Never in a million years could I have a) imagined 4 years of parenthood could or would FLY by so fast or b) that where to send my oldest girl to school would be such a hard decision.

Mike and I both went to public school and it was fine – never really thought that we would send our kids anywhere other than public school, honestly. I’m not sure how the question arose for us, but within the last year we started talking about other school options and what might be the best choice for her/us.

Originally, we were unsure of the public school district we live in but we were assured that the level of education was nothing to be worried about. But somehow, we (me, mostly) still weren’t sure if that was the right place for her.  She’s a little hyper (yay, age of 4!) and easily distracted sometimes, she totally shuts down when Mike or I try to work with her on letters/numbers/anything education related really (and we do it just in everyday conversation, not in a “sit down and learn” kinda way!) and it turns out she does the same thing in preschool too.  The idea of sending her to school with 24 other 5 year olds to learn, when she doesn’t want to sit and learn, made me nervous.

Nervous that she would not pick up what she needed to, that she would get frustrated, that she needs more structure and even discipline in the classroom, if you will.

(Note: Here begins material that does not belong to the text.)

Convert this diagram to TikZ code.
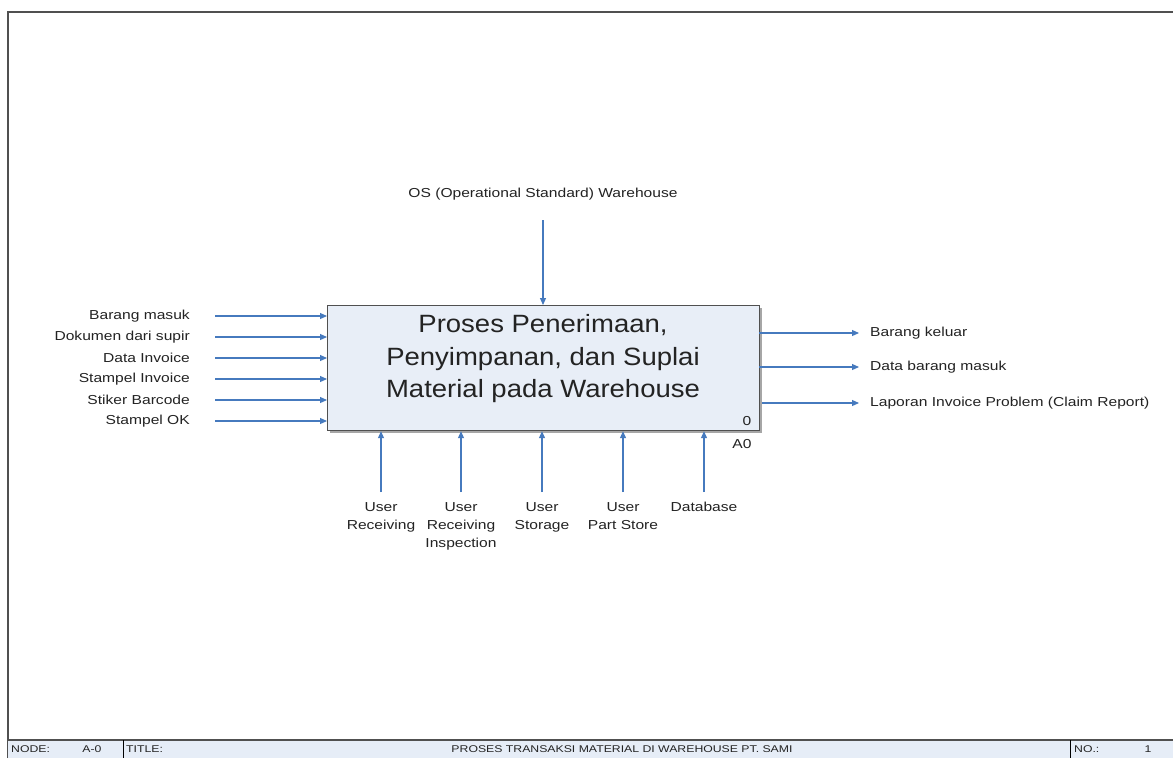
\documentclass[tikz,border=0pt]{standalone}
\usepackage{fontspec}
\setmainfont{Liberation Sans}
\newfontfamily\lblfont[FakeStretch=1.2]{Liberation Sans}
\newfontfamily\boxfont[FakeStretch=1.1]{Liberation Sans}
\newfontfamily\barfont[FakeStretch=1.25]{Liberation Sans}
\usetikzlibrary{arrows.meta}
\definecolor{flow}{RGB}{70,122,190}
\definecolor{boxfill}{RGB}{232,238,247}
\definecolor{barfill}{RGB}{230,237,247}
\definecolor{framec}{RGB}{80,80,80}
\definecolor{txt}{RGB}{35,35,35}
\tikzset{
  flowarrow/.style={draw=flow, line width=1.1pt, -{Triangle[length=7pt,width=6pt]}},
  lbl/.style={font=\lblfont\fontsize{13}{18}\selectfont, text=txt, inner sep=0pt},
  barlbl/.style={font=\barfont\fontsize{9.8}{10}\selectfont, text=txt, inner sep=0pt},
}
\begin{document}
\begin{tikzpicture}[x=1pt,y=-1pt]
\useasboundingbox (0,0) rectangle (1173,758);
\fill[white] (0,0) rectangle (1173,758);
% sheet frame
\draw[framec, line width=1.8pt] (8,758) -- (8,12) -- (1173,12);
% title bar
\fill[barfill] (8,740) rectangle (1173,758);
\draw[framec, line width=1.6pt] (8,740) -- (1173,740);
\draw[black, line width=0.8pt] (123,740) -- (123,758);
\draw[black, line width=0.8pt] (1070,740) -- (1070,758);
\node[barlbl, anchor=west] (nodelbl) at (11,749.5) {NODE:};
\node[barlbl] (nodeval) at (92,749.5) {A-0};
\node[barlbl, anchor=west] (titlelbl) at (126,749.5) {TITLE:};
\node[barlbl] (titleval) at (622,749.5) {PROSES TRANSAKSI MATERIAL DI WAREHOUSE PT. SAMI};
\node[barlbl, anchor=west] (nolbl) at (1074,749.5) {NO.:};
\node[barlbl] (noval) at (1148,749.5) {1};

% activity box with shadow
\fill[gray!70] (329.5,307.5) rectangle (761.5,432.5);
\node[draw=framec, fill=boxfill, line width=1.2pt, minimum width=432pt, minimum height=125pt,
      anchor=north west, inner sep=0pt] (box) at (327,305) {};
\node[font=\boxfont\fontsize{25}{32.5}\selectfont, text=txt, align=center] (boxtext) at (543,359)
  {Proses Penerimaan,\\Penyimpanan, dan Suplai\\Material pada Warehouse};
\node[lbl] (boxnum) at (747,421) {0};
\node[lbl] (boxid) at (742,444) {A0};

% control
\node[lbl] (ctrl) at (543,194) {OS (Operational Standard) Warehouse};
\coordinate (ctrlstart) at (543,220);
\draw[flowarrow] (ctrlstart) -- (box.north -| ctrlstart);

% inputs
\foreach \name/\y/\t in {in1/316/Barang masuk, in2/337/Dokumen dari supir, in3/358/Data Invoice,
                         in4/379/Stampel Invoice, in5/400/Stiker Barcode, in6/421/Stampel OK}{
  \node[lbl, anchor=east] (\name) at (190,\y) {\t};
  \coordinate (\name s) at (215,\y);
  \draw[flowarrow] (\name s) -- (box.west |- \name s);
}

% outputs
\foreach \name/\y/\x/\t in {out1/333/759/Barang keluar, out2/367/759/Data barang masuk,
                            out3/403/762/Laporan Invoice Problem (Claim Report)}{
  \node[lbl, anchor=west] (\name) at (870,\y) {\t};
  \coordinate (\name s) at (\x,\y);
  \coordinate (\name e) at (859,\y);
  \draw[flowarrow] (\name s) -- (\name e);
}

% mechanisms
\foreach \name/\x/\t in {m1/381/User\\Receiving, m2/461/User\\Receiving\\Inspection,
                         m3/542/User\\Storage, m4/623/User\\Part Store, m5/704/Database}{
  \node[lbl, align=center, anchor=north] (\name) at (\x,502) {\t};
  \coordinate (\name s) at (\x,492);
  \draw[flowarrow] (\name s) -- (box.south -| \name s);
}
\end{tikzpicture}
\end{document}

Her prek teacher is a little…relaxed in the classroom which doesn’t do much for G. She pretty much requires structure to operate, and at the very least a regular predictable routine.  Sure, she adapts, but not easily or quickly as we have learned.

We are blessed to be able to afford the option of private school and we finally decided that catholic school was going to be the best fit for her. Maybe it will only be for one  year to sort of mold her and prepare her for what is expected of her at school, maybe not.  But we are all excited about it, nervous, but glad to have finally made a decision that we are comfortable with.

It’s going to be a big transition, there is no doubt about that. And we are hopeful mandatory uniforms will cut down on the morning escapades that often occur regularly.

BUT ALSO – my baby is going to Kindergarten! Hold me, tightly please.